DATA EXCERPT
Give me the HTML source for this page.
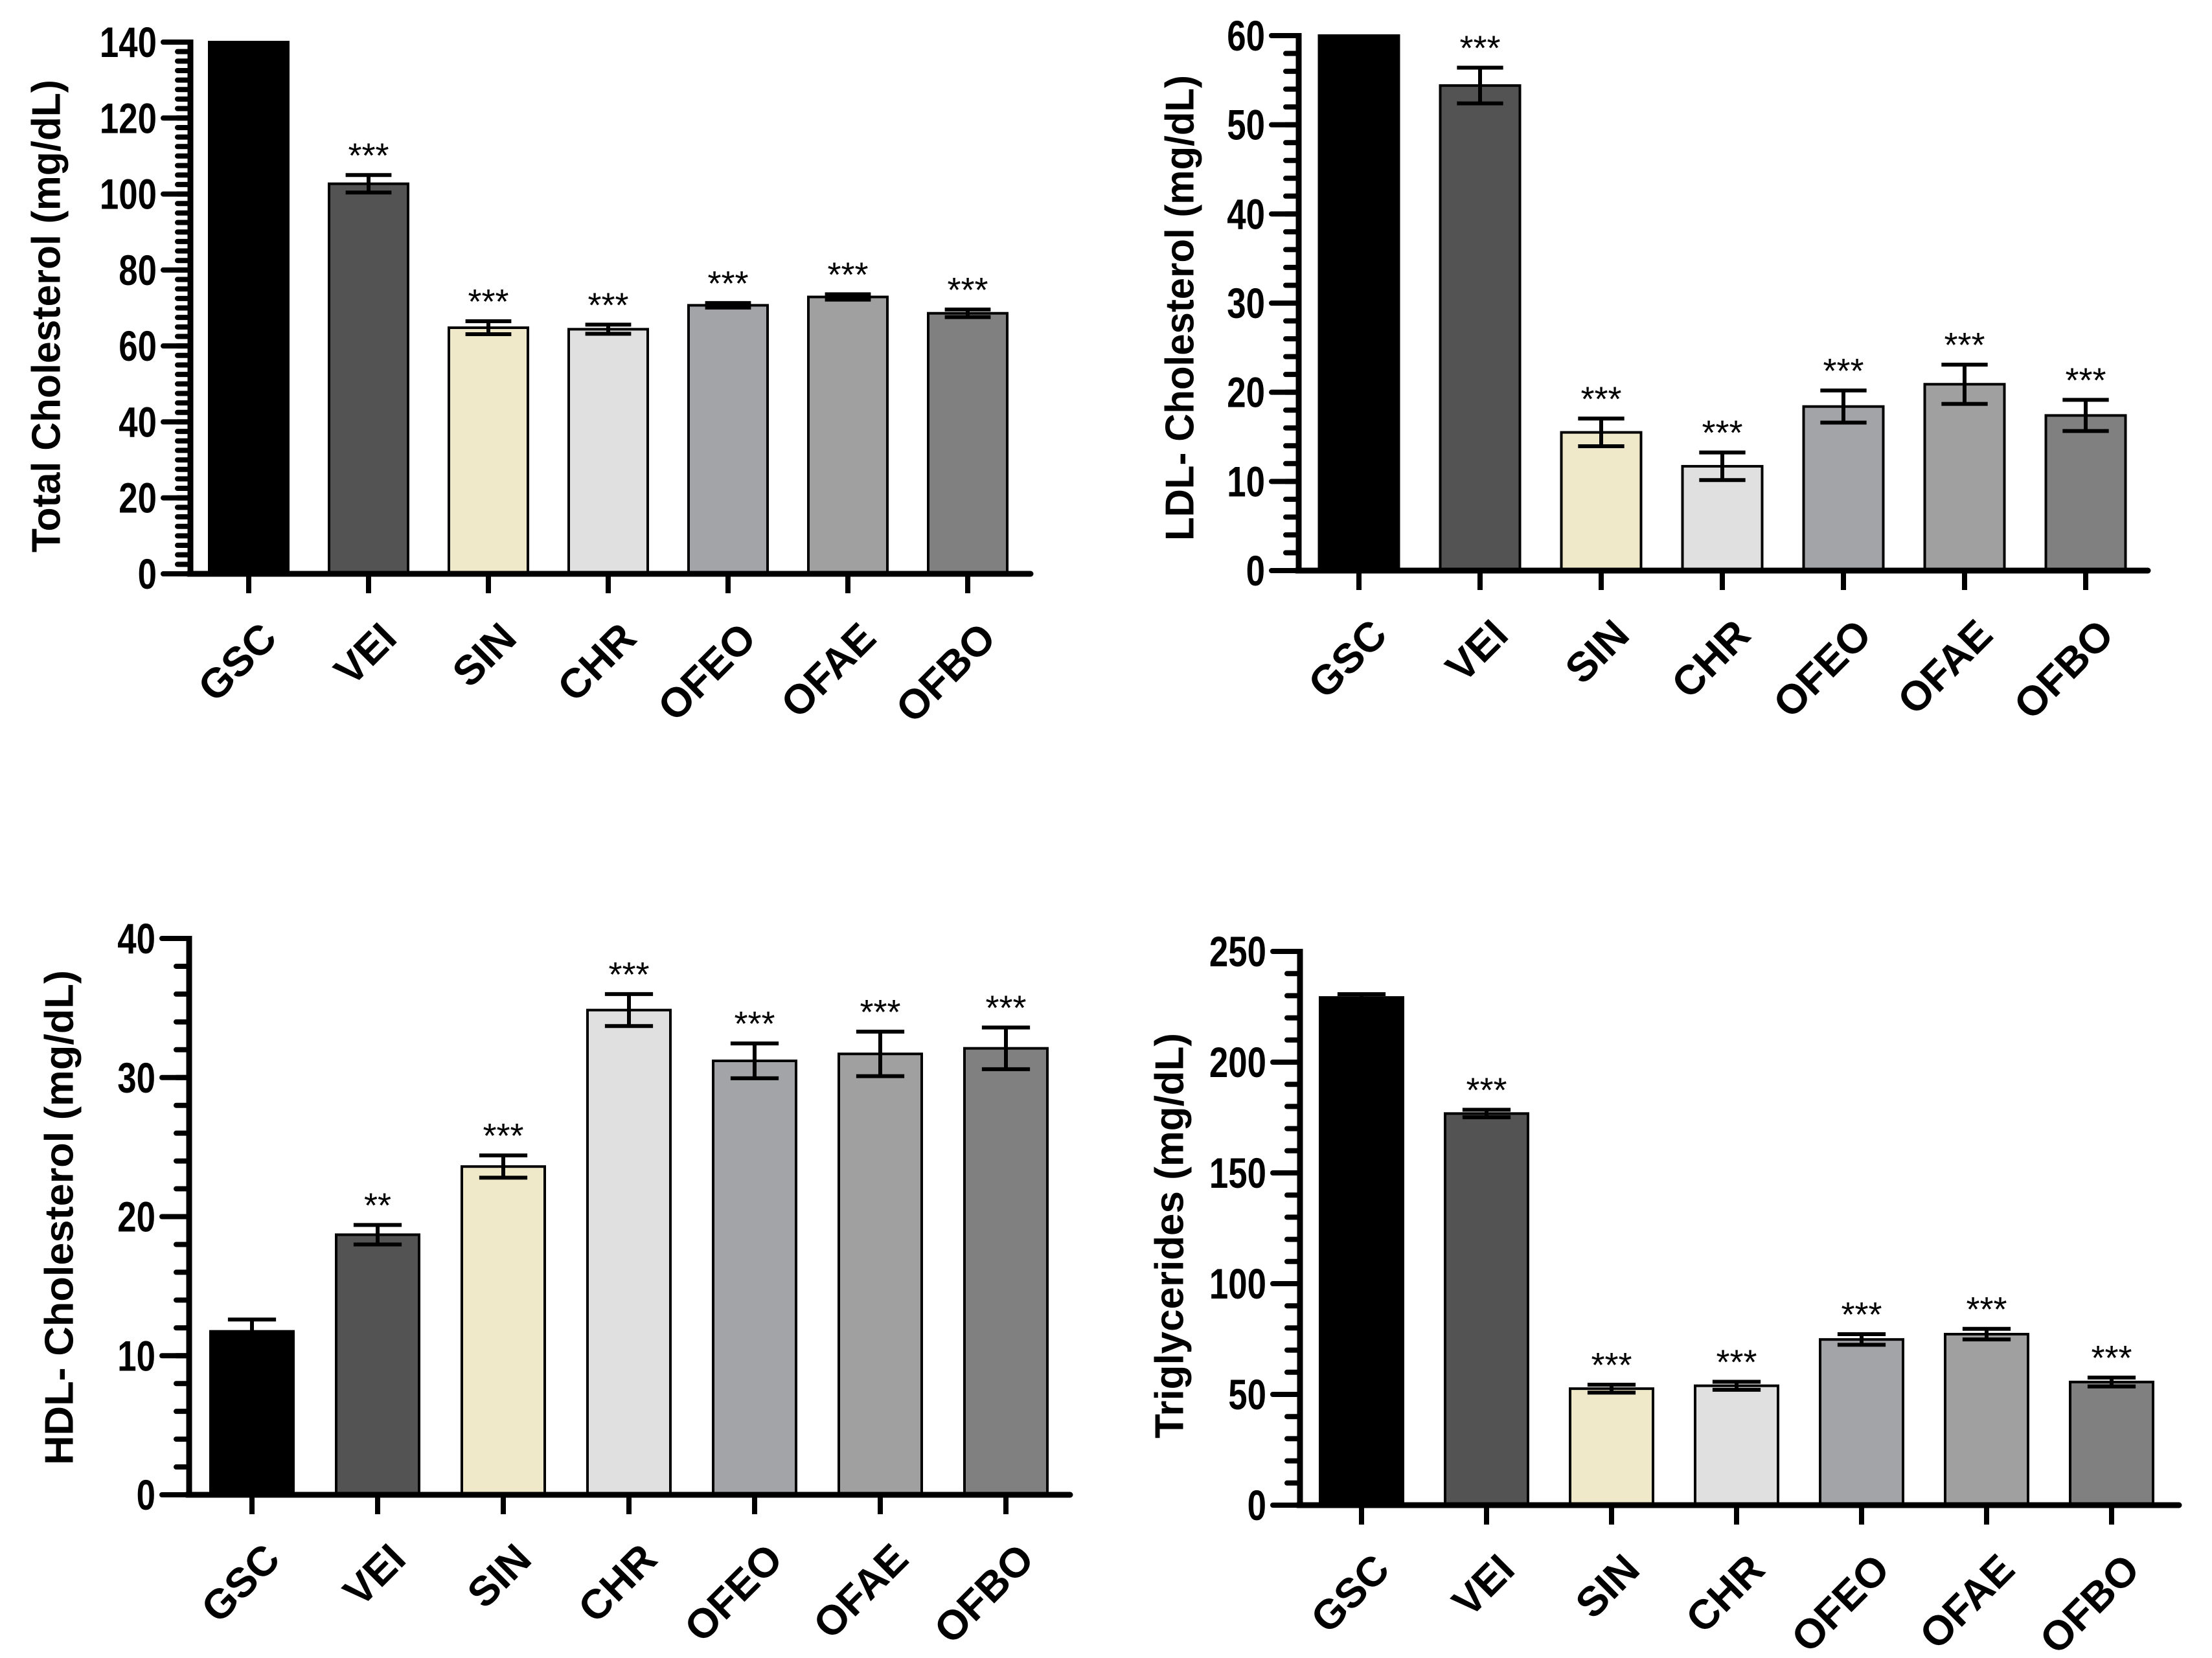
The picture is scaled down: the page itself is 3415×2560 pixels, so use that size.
<!DOCTYPE html>
<html><head><meta charset="utf-8"><style>
html,body{margin:0;padding:0;background:#fff;}
svg{display:block;}
text{font-family:"Liberation Sans",Arial,sans-serif;}
</style></head>
<body>
<svg id="fig" width="3415" height="2560" viewBox="0 0 3415 2560" xmlns="http://www.w3.org/2000/svg"></svg>
<script>
const categories = ["GSC","VEI","SIN","CHR","OFEO","OFAE","OFBO"];
const barColors = ["#000000","#535353","#efe8c9","#e0e0e0","#a3a4a8","#a0a0a0","#808080"];

const tcValues = [140, 102.7, 64.8, 64.4, 70.7, 72.9, 68.6];
const tcErrors = [0, 2.3, 1.7, 1.2, 0.6, 0.7, 1.0];
const tcStars = ["", "***", "***", "***", "***", "***", "***"];
const tcTicks = [0, 20, 40, 60, 80, 100, 120, 140];

const ldlValues = [60, 54.4, 15.5, 11.7, 18.4, 20.9, 17.4];
const ldlErrors = [0, 2.0, 1.55, 1.55, 1.8, 2.2, 1.75];
const ldlStars = ["", "***", "***", "***", "***", "***", "***"];
const ldlTicks = [0, 10, 20, 30, 40, 50, 60];

const hdlValues = [11.75, 18.7, 23.6, 34.85, 31.2, 31.7, 32.1];
const hdlErrors = [0.85, 0.7, 0.8, 1.15, 1.25, 1.6, 1.5];
const hdlStars = ["", "**", "***", "***", "***", "***", "***"];
const hdlTicks = [0, 10, 20, 30, 40];

const tgValues = [229.2, 176.8, 52.6, 53.9, 74.8, 77.2, 55.6];
const tgErrors = [1.5, 1.7, 1.8, 1.8, 2.4, 2.4, 2.0];
const tgStars = ["", "***", "***", "***", "***", "***", "***"];
const tgTicks = [0, 50, 100, 150, 200, 250];

const NS = "http://www.w3.org/2000/svg";
const svg = document.getElementById("fig");
function mk(tag, attrs, parent){
  const e = document.createElementNS(NS, tag);
  for (const k in attrs) e.setAttribute(k, attrs[k]);
  (parent||svg).appendChild(e);
  return e;
}

function drawChart(cfg){
  const g = mk("g", {});
  
  
  const yScale = v => cfg.y0 - (v / cfg.max) * (cfg.y0 - cfg.yTop);
  const xCenter = i => cfg.c0 + i * cfg.step;
  cfg.values.forEach((v, i) => {
    const cx = xCenter(i);
    const top = yScale(v);
    const r = mk("rect", {x: cx - cfg.bw/2, y: top, width: cfg.bw, height: cfg.y0 - top,
      fill: barColors[i], stroke: "#000", "stroke-width": 4}, g);
    
    
    const e = cfg.errors[i];
    const eg = mk("g", {stroke: "#000", "stroke-width": 6}, g);
    
    
    const cw = cfg.bw * 0.29;
    if (e > 0) {
      mk("line", {x1: cx, x2: cx, y1: yScale(v + e), y2: yScale(v - e)}, eg);
      mk("line", {x1: cx - cw, x2: cx + cw, y1: yScale(v + e), y2: yScale(v + e)}, eg);
      mk("line", {x1: cx - cw, x2: cx + cw, y1: yScale(v - e), y2: yScale(v - e)}, eg);
    }
    if (cfg.stars[i]) {
      const t = mk("text", {x: cx, y: yScale(v + e) - 12, "text-anchor": "middle", "font-size": 54, fill: "#000"}, g);
      t.textContent = cfg.stars[i];
      
      
    }
    mk("line", {x1: cx, x2: cx, y1: cfg.y0, y2: cfg.y0 + 30, stroke: "#000", "stroke-width": 8}, g);
    const lx = cx + 14, ly = cfg.y0 + 70;
    const lt = mk("text", {x: lx, y: ly, "text-anchor": "end", "font-size": 64, "font-weight": "bold",
      transform: "rotate(-45 " + lx + " " + ly + ")", "dominant-baseline": "hanging", fill: "#000"}, g);
    lt.textContent = categories[i];
    
    
  });
  for (let v = 0; v <= cfg.max + 1e-9; v += cfg.minor) {
    mk("line", {x1: cfg.ax - 20, x2: cfg.ax, y1: yScale(v), y2: yScale(v), stroke: "#000", "stroke-width": 8, "stroke-linecap": "round"}, g);
  }
  cfg.ticks.forEach(v => {
    mk("line", {x1: cfg.ax - 42, x2: cfg.ax, y1: yScale(v), y2: yScale(v), stroke: "#000", "stroke-width": 8, "stroke-linecap": "round"}, g);
    const tx = cfg.ax - 52, ty = yScale(v) + 23;
    const t = mk("text", {x: 0, y: 0, "text-anchor": "end", "font-size": 66, "font-weight": "bold", fill: "#000",
      transform: "translate(" + tx + " " + ty + ") scale(0.8 1)"}, g);
    t.textContent = String(v);
    
    
  });
  const ya = mk("line", {x1: cfg.ax, x2: cfg.ax, y1: cfg.yTop - 4, y2: cfg.y0, stroke: "#000", "stroke-width": 9}, g);
  
  
  const xa = mk("line", {x1: cfg.ax - 4, x2: cfg.xEnd, y1: cfg.y0, y2: cfg.y0, stroke: "#000", "stroke-width": 9, "stroke-linecap": "round"}, g);
  
  
  const tx = cfg.titleX, ty = (cfg.titleY1 + cfg.titleY2) / 2;
  const tt = mk("text", {x: tx, y: ty, "text-anchor": "middle", "font-size": 62, "font-weight": "bold",
    transform: "rotate(-90 " + tx + " " + ty + ")", "dominant-baseline": "central",
    textLength: cfg.titleY2 - cfg.titleY1, lengthAdjust: "spacingAndGlyphs", fill: "#000"}, g);
  tt.textContent = cfg.title;
  
  
}

drawChart({name: "total-cholesterol-chart", values: tcValues, errors: tcErrors, stars: tcStars, ticks: tcTicks,
  max: 140, minor: 2.5, ax: 294, y0: 886, yTop: 65, xEnd: 1591, c0: 384, step: 185, bw: 122,
  title: "Total Cholesterol (mg/dL)", titleX: 72, titleY1: 123, titleY2: 853});
drawChart({name: "ldl-cholesterol-chart", values: ldlValues, errors: ldlErrors, stars: ldlStars, ticks: ldlTicks,
  max: 60, minor: 2, ax: 2005, y0: 881, yTop: 55, xEnd: 3316, c0: 2098, step: 187, bw: 123,
  title: "LDL- Cholesterol (mg/dL)", titleX: 1822, titleY1: 116, titleY2: 835});
drawChart({name: "hdl-cholesterol-chart", values: hdlValues, errors: hdlErrors, stars: hdlStars, ticks: hdlTicks,
  max: 40, minor: 2, ax: 292, y0: 2308, yTop: 1449, xEnd: 1652, c0: 389, step: 194, bw: 128,
  title: "HDL- Cholesterol (mg/dL)", titleX: 92, titleY1: 1498, titleY2: 2262});
drawChart({name: "triglycerides-chart", values: tgValues, errors: tgErrors, stars: tgStars, ticks: tgTicks,
  max: 250, minor: 10, ax: 2007, y0: 2324, yTop: 1469, xEnd: 3364, c0: 2102, step: 193, bw: 128,
  title: "Triglycerides (mg/dL)", titleX: 1806, titleY1: 1595, titleY2: 2221});
</script>
</body></html>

WRITTEN INSTRUCTION
Search the data above for lines holding "page" and copy each of them.

RESULT FOR THIS TASK
Give me the HTML source for this page.
The picture is scaled down: the page itself is 3415×2560 pixels, so use that size.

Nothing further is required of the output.